**Problem to solve**
Please find all lines in the data that hold the string "matplotlib" and copy them.

* * * * *

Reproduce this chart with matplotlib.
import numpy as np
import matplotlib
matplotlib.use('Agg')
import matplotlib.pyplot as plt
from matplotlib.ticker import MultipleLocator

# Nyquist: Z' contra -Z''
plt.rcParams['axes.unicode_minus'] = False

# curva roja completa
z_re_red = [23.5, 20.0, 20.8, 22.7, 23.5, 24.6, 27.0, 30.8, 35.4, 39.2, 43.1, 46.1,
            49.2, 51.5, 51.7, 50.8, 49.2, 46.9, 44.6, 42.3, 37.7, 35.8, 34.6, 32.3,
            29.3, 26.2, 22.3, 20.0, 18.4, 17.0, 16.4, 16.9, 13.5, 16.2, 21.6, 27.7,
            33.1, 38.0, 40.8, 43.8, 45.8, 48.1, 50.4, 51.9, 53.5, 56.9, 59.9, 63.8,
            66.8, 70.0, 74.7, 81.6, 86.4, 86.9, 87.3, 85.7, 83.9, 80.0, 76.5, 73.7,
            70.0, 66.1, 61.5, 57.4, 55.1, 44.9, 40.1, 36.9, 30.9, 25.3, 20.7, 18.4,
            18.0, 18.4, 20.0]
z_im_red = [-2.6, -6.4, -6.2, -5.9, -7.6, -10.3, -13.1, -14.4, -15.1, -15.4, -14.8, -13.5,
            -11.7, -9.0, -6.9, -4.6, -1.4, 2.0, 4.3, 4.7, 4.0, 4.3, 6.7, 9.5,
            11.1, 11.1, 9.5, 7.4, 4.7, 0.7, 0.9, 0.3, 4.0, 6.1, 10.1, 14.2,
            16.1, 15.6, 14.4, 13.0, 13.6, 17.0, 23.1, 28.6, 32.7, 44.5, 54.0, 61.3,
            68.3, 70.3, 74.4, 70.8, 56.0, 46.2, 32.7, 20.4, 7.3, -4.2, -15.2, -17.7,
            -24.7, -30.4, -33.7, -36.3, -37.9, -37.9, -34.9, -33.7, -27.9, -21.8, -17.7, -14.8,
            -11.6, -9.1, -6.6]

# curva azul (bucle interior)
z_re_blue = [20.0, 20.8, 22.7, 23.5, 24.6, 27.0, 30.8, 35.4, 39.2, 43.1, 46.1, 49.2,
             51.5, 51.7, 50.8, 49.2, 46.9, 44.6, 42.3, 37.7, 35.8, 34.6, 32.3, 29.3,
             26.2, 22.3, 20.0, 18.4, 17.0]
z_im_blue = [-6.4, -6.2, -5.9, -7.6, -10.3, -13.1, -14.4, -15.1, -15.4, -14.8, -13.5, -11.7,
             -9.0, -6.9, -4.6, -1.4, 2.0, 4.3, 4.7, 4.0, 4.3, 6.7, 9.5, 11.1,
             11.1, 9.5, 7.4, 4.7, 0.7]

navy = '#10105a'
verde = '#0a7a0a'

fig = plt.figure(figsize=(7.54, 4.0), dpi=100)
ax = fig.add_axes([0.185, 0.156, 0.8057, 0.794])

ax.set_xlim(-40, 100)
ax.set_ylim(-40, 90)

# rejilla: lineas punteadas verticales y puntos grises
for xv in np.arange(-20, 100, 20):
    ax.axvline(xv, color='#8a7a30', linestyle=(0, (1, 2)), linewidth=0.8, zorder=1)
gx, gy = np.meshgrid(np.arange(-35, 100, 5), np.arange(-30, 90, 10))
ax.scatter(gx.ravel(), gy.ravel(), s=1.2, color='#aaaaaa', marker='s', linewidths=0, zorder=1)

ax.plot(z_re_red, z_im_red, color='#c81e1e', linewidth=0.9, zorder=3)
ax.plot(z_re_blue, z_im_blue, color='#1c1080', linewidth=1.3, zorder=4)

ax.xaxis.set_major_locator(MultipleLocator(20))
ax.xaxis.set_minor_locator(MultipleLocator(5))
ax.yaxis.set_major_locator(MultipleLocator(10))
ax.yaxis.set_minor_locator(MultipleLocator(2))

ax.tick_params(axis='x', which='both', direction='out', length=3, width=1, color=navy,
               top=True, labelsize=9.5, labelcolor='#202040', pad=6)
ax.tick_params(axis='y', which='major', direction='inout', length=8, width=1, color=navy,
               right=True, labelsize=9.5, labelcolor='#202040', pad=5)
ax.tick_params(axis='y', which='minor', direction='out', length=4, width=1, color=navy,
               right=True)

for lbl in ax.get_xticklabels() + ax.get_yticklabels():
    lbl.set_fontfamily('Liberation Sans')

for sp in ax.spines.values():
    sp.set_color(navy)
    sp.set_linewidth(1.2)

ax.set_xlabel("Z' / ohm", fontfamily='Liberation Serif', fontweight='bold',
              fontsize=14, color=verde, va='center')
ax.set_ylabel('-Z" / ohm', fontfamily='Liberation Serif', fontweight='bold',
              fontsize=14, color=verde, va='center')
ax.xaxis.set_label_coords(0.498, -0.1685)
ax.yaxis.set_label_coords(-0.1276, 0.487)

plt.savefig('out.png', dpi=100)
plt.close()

* * * * *

**Task result**
Reproduce this chart with matplotlib.
import matplotlib
matplotlib.use('Agg')
import matplotlib.pyplot as plt
from matplotlib.ticker import MultipleLocator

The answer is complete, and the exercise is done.